Virtual reality and reading have many elements in common. Both are portals for people to engage with created worlds. The central difference is that reading is an active experience. Language is a subtle, quiet lever leaving our minds to do the work of producing images and narrative dimension. Apart from providing a more intense form of gaming Virtual Reality takes the inherent quiescence of received images and adds dimensionality and other sensory experiences to augment the passivity of the experience.
I have a pronounced ‘now more than ever’ feeling about reading books, and with the release of Oculus Rift, and the pending release of Sony’s Play station VR, that feeling is elevated times 10. It doesn’t matter how good or how stimulating Virtual Reality is; nothing is better, or more important to us, than the active exercise of our own minds. If using a GPS causes our directional sense to atrophy, what degree of atrophy does a virtual reality platform provide? The answer to that question lies in the pages of science fiction books.

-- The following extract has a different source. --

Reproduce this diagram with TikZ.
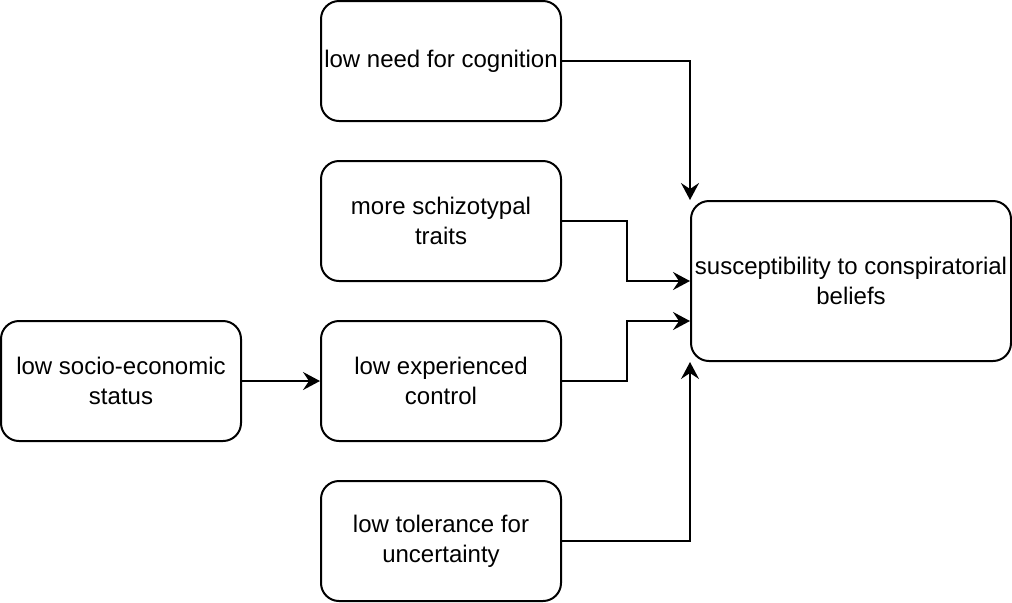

Or perhaps instead of seeing VR as a threatening encroachment on reading, the old tired “I’m scared of what’s new” argument, try thinking of how reading might actually be propelled by new technology. Yes, kids are on mobile devices more than ever, but they’re also reading on mobile devices, and writing on them. There are so many learning and reading apps, as well as young authorship platforms like JukePop and Wattpad that would never have existed without tablets and mobile phones, which for so long were seen as threatening to the minds of kids.
Don’t be afraid of the future. Own it!
To me it is not a question of reactive fear but rather of personal choice and making a value conscious time management decision. Adopting new technology reflexively is not necessarily a good personal decision, especially for book readers. Owning the future means actively choosing its composition, especially since our time to experience it is limited.